◆ **Exercise data**

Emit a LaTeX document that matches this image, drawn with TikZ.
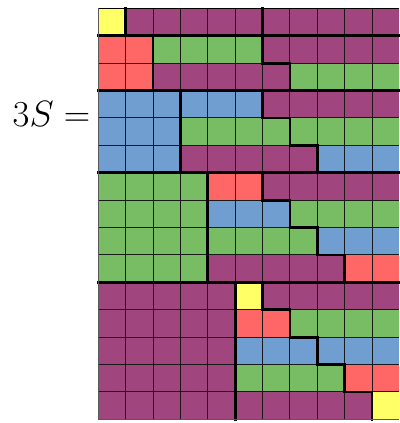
\RequirePackage{fix-cm}
\documentclass[tikz,border=0pt]{standalone}
\definecolor{cY}{RGB}{255,255,102}
\definecolor{cR}{RGB}{255,102,102}
\definecolor{cG}{RGB}{120,188,100}
\definecolor{cB}{RGB}{112,158,208}
\definecolor{cP}{RGB}{160,69,126}
\begin{document}
\begin{tikzpicture}[x=27.37pt,y=-27.4pt,
  thinline/.style={black!90,line width=0.9pt},
  thickline/.style={black,line width=2.8pt,line cap=rect},
  borderline/.style={black!65,line width=1.4pt},
  lbl/.style={inner sep=0pt,font=\fontsize{36.6}{40}\selectfont}]
\useasboundingbox (-3.593,-0.303) rectangle (11,15.135);
% cell segments: row/start/width/colour
\foreach \r/\s/\w/\c in {
 0/0/1/cY, 0/1/5/cP, 0/6/5/cP,
 1/0/2/cR, 1/2/4/cG, 1/6/5/cP,
 2/0/2/cR, 2/2/5/cP, 2/7/4/cG,
 3/0/3/cB, 3/3/3/cB, 3/6/5/cP,
 4/0/3/cB, 4/3/4/cG, 4/7/4/cG,
 5/0/3/cB, 5/3/5/cP, 5/8/3/cB,
 6/0/4/cG, 6/4/2/cR, 6/6/5/cP,
 7/0/4/cG, 7/4/3/cB, 7/7/4/cG,
 8/0/4/cG, 8/4/4/cG, 8/8/3/cB,
 9/0/4/cG, 9/4/5/cP, 9/9/2/cR,
 10/0/5/cP, 10/5/1/cY, 10/6/5/cP,
 11/0/5/cP, 11/5/2/cR, 11/7/4/cG,
 12/0/5/cP, 12/5/3/cB, 12/8/3/cB,
 13/0/5/cP, 13/5/4/cG, 13/9/2/cR,
 14/0/5/cP, 14/5/5/cP, 14/10/1/cY}
 \fill[\c] (\s,\r) rectangle ++(\w,1);
% thin grid
\foreach \i in {1,...,14} \draw[thinline] (0,\i) -- (11,\i);
\foreach \j in {1,...,10} \draw[thinline] (\j,0) -- (\j,15);
% thick group separators
\foreach \i in {1,3,6,10} \draw[thickline] (0,\i) -- (11,\i);
% first-block verticals
\draw[thickline] (1,0) -- (1,1);
\draw[thickline] (2,1) -- (2,3);
\draw[thickline] (3,3) -- (3,6);
\draw[thickline] (4,6) -- (4,10);
\draw[thickline] (5,10) -- (5,15);
% staircases
\draw[thickline] (6,0) -- (6,1);
\draw[thickline] (6,1) -- (6,2) -- (7,2) -- (7,3);
\draw[thickline] (6,3) -- (6,4) -- (7,4) -- (7,5) -- (8,5) -- (8,6);
\draw[thickline] (6,6) -- (6,7) -- (7,7) -- (7,8) -- (8,8) -- (8,9) -- (9,9) -- (9,10);
\draw[thickline] (6,10) -- (6,11) -- (7,11) -- (7,12) -- (8,12) -- (8,13) -- (9,13) -- (9,14) -- (10,14) -- (10,15);
% outer border
\draw[black,line width=1.2pt] (0,0) -- (11,0);
\draw[borderline] (0,0) -- (0,15) -- (11,15);
% label
\node[lbl,anchor=base east] (eq) at (-0.29,4.33) {$3S=$};
\end{tikzpicture}
\end{document}
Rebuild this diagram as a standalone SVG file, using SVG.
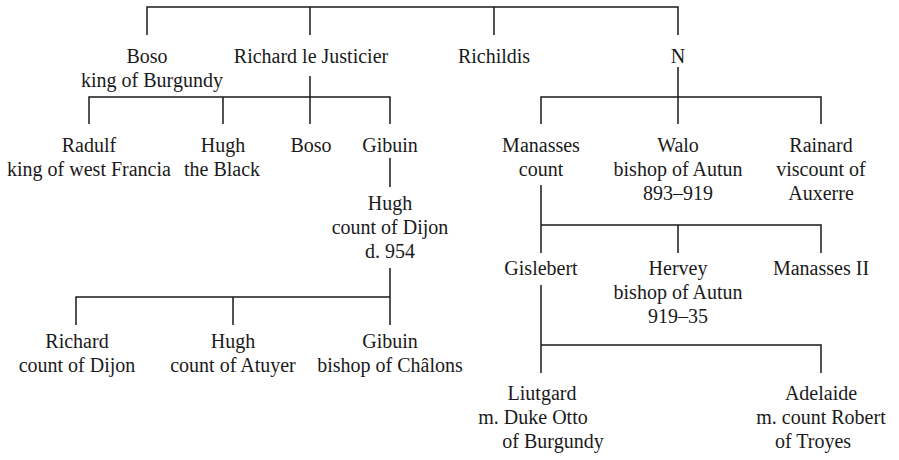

◆ **Work required**
Print the records above exactly as they stand, but leave out the pictures.

◆ **Answer to this task**
Emit a LaTeX document that matches this image, drawn with TikZ.
\RequirePackage{fix-cm}
\documentclass[tikz,border=0pt]{standalone}
\definecolor{cY}{RGB}{255,255,102}
\definecolor{cR}{RGB}{255,102,102}
\definecolor{cG}{RGB}{120,188,100}
\definecolor{cB}{RGB}{112,158,208}
\definecolor{cP}{RGB}{160,69,126}
\begin{document}
\begin{tikzpicture}[x=27.37pt,y=-27.4pt,
  thinline/.style={black!90,line width=0.9pt},
  thickline/.style={black,line width=2.8pt,line cap=rect},
  borderline/.style={black!65,line width=1.4pt},
  lbl/.style={inner sep=0pt,font=\fontsize{36.6}{40}\selectfont}]
\useasboundingbox (-3.593,-0.303) rectangle (11,15.135);
% cell segments: row/start/width/colour
\foreach \r/\s/\w/\c in {
 0/0/1/cY, 0/1/5/cP, 0/6/5/cP,
 1/0/2/cR, 1/2/4/cG, 1/6/5/cP,
 2/0/2/cR, 2/2/5/cP, 2/7/4/cG,
 3/0/3/cB, 3/3/3/cB, 3/6/5/cP,
 4/0/3/cB, 4/3/4/cG, 4/7/4/cG,
 5/0/3/cB, 5/3/5/cP, 5/8/3/cB,
 6/0/4/cG, 6/4/2/cR, 6/6/5/cP,
 7/0/4/cG, 7/4/3/cB, 7/7/4/cG,
 8/0/4/cG, 8/4/4/cG, 8/8/3/cB,
 9/0/4/cG, 9/4/5/cP, 9/9/2/cR,
 10/0/5/cP, 10/5/1/cY, 10/6/5/cP,
 11/0/5/cP, 11/5/2/cR, 11/7/4/cG,
 12/0/5/cP, 12/5/3/cB, 12/8/3/cB,
 13/0/5/cP, 13/5/4/cG, 13/9/2/cR,
 14/0/5/cP, 14/5/5/cP, 14/10/1/cY}
 \fill[\c] (\s,\r) rectangle ++(\w,1);
% thin grid
\foreach \i in {1,...,14} \draw[thinline] (0,\i) -- (11,\i);
\foreach \j in {1,...,10} \draw[thinline] (\j,0) -- (\j,15);
% thick group separators
\foreach \i in {1,3,6,10} \draw[thickline] (0,\i) -- (11,\i);
% first-block verticals
\draw[thickline] (1,0) -- (1,1);
\draw[thickline] (2,1) -- (2,3);
\draw[thickline] (3,3) -- (3,6);
\draw[thickline] (4,6) -- (4,10);
\draw[thickline] (5,10) -- (5,15);
% staircases
\draw[thickline] (6,0) -- (6,1);
\draw[thickline] (6,1) -- (6,2) -- (7,2) -- (7,3);
\draw[thickline] (6,3) -- (6,4) -- (7,4) -- (7,5) -- (8,5) -- (8,6);
\draw[thickline] (6,6) -- (6,7) -- (7,7) -- (7,8) -- (8,8) -- (8,9) -- (9,9) -- (9,10);
\draw[thickline] (6,10) -- (6,11) -- (7,11) -- (7,12) -- (8,12) -- (8,13) -- (9,13) -- (9,14) -- (10,14) -- (10,15);
% outer border
\draw[black,line width=1.2pt] (0,0) -- (11,0);
\draw[borderline] (0,0) -- (0,15) -- (11,15);
% label
\node[lbl,anchor=base east] (eq) at (-0.29,4.33) {$3S=$};
\end{tikzpicture}
\end{document}
Rebuild this diagram as a standalone SVG file, using SVG.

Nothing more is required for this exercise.